You might also want to check out the following page on the relativistic rocket equation:

http://math.ucr.edu/home/baez/physics/Relativity/SR/rocket.html [Broken]

Looking at the formulas there, I'm not sure all of them in your posted calculation match up, but some of your terminology is a little different. Anyway, it's a useful check.

Last edited by a moderator: May 5, 2017
19. Sep 30, 2011

### ?????

Assume the accelerated observer is at the origin of a massless, infinitely stiff framework (which still is subject to length contraction, naturally). When he accelerates, the framework goes with him.
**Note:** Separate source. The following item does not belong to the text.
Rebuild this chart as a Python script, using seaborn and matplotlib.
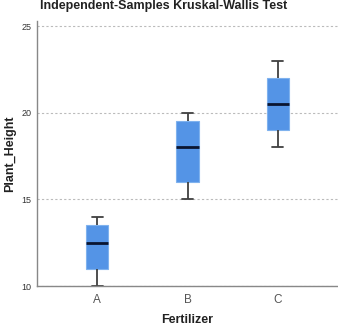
import matplotlib
matplotlib.use("Agg")
import matplotlib.pyplot as plt
import seaborn as sns
import pandas as pd

# Five-number summaries (min, Q1, median, Q3, max)
groups = ["A", "B", "C"]
values_A = [10, 11, 12.5, 13.5, 14]
values_B = [15, 16, 18, 19.5, 20]
values_C = [18, 19, 20.5, 22, 23]
y_ticks = [10, 15, 20, 25]

df = pd.DataFrame({
    "Fertilizer": ["A"] * len(values_A) + ["B"] * len(values_B) + ["C"] * len(values_C),
    "Plant_Height": values_A + values_B + values_C,
})

sns.set_style("white")
plt.rcParams["font.family"] = ["Liberation Sans", "DejaVu Sans"]

fig = plt.figure(figsize=(3.38, 3.28), dpi=100)
ax = fig.add_axes([0.1095, 0.128, 0.8905, 0.8085])

sns.boxplot(
    data=df, x="Fertilizer", y="Plant_Height", order=groups, ax=ax,
    color="#5494E6", width=0.245, whis=1.5, saturation=1,
    boxprops=dict(edgecolor="#7FB2EE", linewidth=0.8),
    medianprops=dict(color="#0A1530", linewidth=2.0),
    whiskerprops=dict(color="#404040", linewidth=1.3),
    capprops=dict(color="#404040", linewidth=1.3),
    capwidths=0.12, showfliers=False,
)

ax.set_xlim(-0.667, 2.667)
ax.set_ylim(10, 25.3)
ax.set_yticks(y_ticks)
ax.set_yticklabels([str(t) for t in y_ticks], fontsize=6.5, color="#333333")
ax.tick_params(axis="x", labelsize=8.5, colors="#555555", length=0, pad=6)
ax.tick_params(axis="y", length=0, pad=4)
ax.set_axisbelow(True)
ax.yaxis.grid(True, linestyle=(0, (2, 2)), color="#BBBBBB", linewidth=0.8)
for s in ["top", "right"]:
    ax.spines[s].set_visible(False)
for s in ["left", "bottom"]:
    ax.spines[s].set_color("#888888")
    ax.spines[s].set_linewidth(1.0)

ax.set_xlabel("Fertilizer", fontsize=9, fontweight="bold", color="#222222")
ax.set_ylabel("Plant_Height", fontsize=9, fontweight="bold", color="#222222")
ax.xaxis.set_label_coords(0.5, -0.128)
ax.yaxis.set_label_coords(-0.09, 0.5)
ax.xaxis.label.set_va("center")
ax.yaxis.label.set_va("center")
fig.text(0.118, 0.982, "Independent-Samples Kruskal-Wallis Test", fontsize=9,
         fontweight="bold", color="#222222", ha="left", va="center")

fig.savefig("out.png", dpi=100)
I'm not sure I understand your second question. My calculation shows that even for the extreme acceleration shown, Object A is not near the speed of light. I am (vaguely) aware of the hypothesis you state and agree with it.

20. Sep 30, 2011

### Staff: Mentor

There's no such thing. The stiffness of materials is limited by special relativity: one way of stating the limit is that the speed of sound in the material can't exceed the speed of light. Your prescription would require an infinite speed of sound, so the information that a certain part of the framework has started to move could propagate infinitely fast; that's the only way the framework could maintain its structure as it accelerates. That's not physically possible, even in principle, so it's not allowed even in a thought experiment. So this definition of "accelerated frame" won't work.

It looked to me like at least one of the calculated velocities you quoted in your PDF was greater than 3 x 10^8 meters per second. I may have misread. If you agree with what I stated about worldlines staying within the light cones, that's good.